+++ Entries provided
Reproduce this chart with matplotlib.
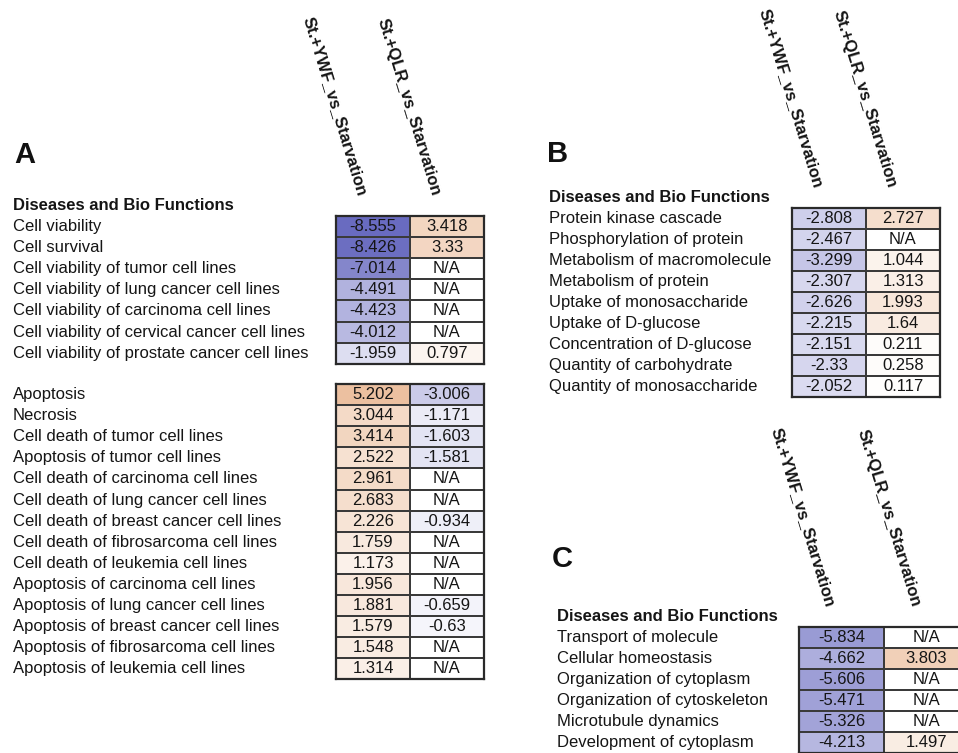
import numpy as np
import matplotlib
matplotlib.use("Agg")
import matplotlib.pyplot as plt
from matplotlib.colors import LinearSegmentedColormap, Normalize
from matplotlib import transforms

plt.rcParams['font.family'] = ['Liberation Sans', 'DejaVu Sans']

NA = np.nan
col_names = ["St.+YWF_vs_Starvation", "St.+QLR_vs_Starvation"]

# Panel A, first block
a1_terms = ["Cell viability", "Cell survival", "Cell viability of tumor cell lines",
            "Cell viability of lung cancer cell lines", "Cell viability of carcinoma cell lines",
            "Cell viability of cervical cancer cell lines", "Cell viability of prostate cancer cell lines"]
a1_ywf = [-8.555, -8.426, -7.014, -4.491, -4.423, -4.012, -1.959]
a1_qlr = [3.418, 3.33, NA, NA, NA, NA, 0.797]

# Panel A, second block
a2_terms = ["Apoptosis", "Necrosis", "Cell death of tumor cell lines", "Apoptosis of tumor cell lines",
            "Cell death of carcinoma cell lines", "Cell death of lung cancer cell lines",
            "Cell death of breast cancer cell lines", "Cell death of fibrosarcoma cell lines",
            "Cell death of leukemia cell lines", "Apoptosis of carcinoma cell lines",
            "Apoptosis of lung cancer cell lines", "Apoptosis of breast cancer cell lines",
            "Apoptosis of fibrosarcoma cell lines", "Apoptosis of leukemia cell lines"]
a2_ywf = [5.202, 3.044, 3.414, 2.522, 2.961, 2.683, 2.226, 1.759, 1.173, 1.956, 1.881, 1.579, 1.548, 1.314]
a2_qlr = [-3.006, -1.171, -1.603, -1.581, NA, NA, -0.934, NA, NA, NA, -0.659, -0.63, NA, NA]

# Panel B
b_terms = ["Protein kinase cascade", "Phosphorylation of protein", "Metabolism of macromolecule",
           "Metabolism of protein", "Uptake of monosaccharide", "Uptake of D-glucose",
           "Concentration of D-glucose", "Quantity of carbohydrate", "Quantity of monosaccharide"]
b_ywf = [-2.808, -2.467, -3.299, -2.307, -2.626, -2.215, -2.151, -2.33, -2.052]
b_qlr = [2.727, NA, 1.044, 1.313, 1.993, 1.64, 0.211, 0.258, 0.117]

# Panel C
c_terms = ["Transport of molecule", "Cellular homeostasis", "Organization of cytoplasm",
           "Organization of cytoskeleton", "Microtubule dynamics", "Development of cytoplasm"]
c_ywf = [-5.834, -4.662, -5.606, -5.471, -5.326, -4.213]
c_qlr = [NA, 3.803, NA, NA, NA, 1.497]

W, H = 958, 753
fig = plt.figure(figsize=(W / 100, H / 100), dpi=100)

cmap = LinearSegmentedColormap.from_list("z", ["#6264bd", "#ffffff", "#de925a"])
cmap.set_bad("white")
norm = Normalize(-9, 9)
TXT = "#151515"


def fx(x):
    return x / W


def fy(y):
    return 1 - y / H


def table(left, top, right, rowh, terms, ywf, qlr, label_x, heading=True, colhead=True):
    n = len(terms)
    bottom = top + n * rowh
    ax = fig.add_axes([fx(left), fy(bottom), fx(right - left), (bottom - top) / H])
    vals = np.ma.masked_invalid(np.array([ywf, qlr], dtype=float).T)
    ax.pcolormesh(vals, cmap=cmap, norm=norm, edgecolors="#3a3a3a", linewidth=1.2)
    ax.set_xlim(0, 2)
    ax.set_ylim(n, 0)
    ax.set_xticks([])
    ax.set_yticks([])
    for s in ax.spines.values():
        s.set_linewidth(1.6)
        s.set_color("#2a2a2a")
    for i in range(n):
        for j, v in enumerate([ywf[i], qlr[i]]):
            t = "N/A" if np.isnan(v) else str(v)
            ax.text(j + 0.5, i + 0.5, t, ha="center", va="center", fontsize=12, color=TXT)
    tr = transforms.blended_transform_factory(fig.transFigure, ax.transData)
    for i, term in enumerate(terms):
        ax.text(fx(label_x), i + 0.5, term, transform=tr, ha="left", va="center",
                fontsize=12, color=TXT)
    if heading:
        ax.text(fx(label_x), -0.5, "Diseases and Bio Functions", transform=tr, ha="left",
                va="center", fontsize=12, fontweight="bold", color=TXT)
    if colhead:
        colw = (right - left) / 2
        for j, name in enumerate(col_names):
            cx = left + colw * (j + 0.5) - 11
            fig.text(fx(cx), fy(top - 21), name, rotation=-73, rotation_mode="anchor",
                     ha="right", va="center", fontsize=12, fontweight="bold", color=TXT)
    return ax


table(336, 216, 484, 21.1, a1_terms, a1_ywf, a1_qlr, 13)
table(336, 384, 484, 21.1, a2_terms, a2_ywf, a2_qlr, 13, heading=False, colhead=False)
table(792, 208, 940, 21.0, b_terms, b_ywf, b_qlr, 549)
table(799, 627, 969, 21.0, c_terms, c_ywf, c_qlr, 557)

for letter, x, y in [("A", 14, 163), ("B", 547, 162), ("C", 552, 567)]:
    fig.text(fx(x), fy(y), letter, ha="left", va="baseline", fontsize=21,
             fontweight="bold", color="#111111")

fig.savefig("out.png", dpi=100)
++++++
+++ Entries provided
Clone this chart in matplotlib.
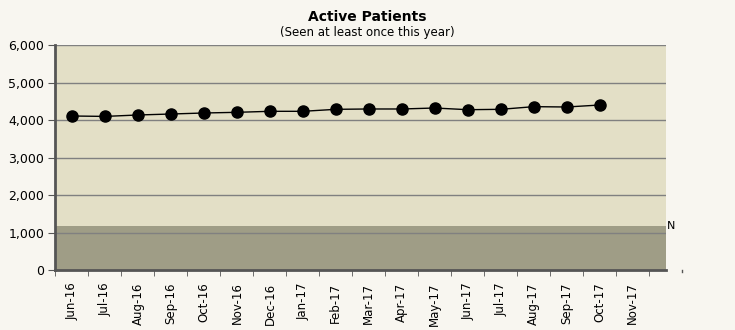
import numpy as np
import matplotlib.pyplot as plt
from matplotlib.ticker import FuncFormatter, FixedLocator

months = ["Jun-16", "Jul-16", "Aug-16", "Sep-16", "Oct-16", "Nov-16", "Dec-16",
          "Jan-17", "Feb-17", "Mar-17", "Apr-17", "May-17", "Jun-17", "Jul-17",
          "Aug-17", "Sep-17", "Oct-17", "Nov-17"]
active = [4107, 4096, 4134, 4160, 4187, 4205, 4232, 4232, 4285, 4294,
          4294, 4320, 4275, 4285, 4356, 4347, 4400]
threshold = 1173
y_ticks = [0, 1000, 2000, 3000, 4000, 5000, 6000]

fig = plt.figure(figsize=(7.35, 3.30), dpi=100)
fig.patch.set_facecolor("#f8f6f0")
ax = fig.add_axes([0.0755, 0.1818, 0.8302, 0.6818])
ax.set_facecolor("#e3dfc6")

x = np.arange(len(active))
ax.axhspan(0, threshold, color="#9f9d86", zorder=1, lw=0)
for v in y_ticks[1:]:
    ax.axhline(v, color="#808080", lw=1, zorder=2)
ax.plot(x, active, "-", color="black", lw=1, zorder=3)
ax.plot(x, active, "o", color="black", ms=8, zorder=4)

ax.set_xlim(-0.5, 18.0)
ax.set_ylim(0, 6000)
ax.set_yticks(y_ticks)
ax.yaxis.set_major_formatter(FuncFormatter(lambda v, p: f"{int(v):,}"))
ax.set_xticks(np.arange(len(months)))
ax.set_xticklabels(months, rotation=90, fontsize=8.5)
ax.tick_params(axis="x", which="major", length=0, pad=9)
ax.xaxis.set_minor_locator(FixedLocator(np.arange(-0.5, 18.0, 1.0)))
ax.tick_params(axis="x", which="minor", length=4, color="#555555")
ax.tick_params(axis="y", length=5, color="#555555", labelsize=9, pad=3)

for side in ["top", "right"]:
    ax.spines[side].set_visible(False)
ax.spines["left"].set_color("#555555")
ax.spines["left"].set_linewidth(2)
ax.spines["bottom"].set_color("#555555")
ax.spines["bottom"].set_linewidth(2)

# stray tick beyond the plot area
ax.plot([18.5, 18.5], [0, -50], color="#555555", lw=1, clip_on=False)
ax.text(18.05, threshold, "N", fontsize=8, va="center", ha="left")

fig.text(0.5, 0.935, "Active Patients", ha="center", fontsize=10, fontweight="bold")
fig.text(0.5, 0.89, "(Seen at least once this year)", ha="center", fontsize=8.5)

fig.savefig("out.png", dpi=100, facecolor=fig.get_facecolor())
++++++
Without the pictures, give again exactly the lines above starting at the line containing "Clone this chart in matplotlib." and ending at the line containing "from matplotlib.ticker import".

Clone this chart in matplotlib.
import numpy as np
import matplotlib.pyplot as plt
from matplotlib.ticker import FuncFormatter, FixedLocator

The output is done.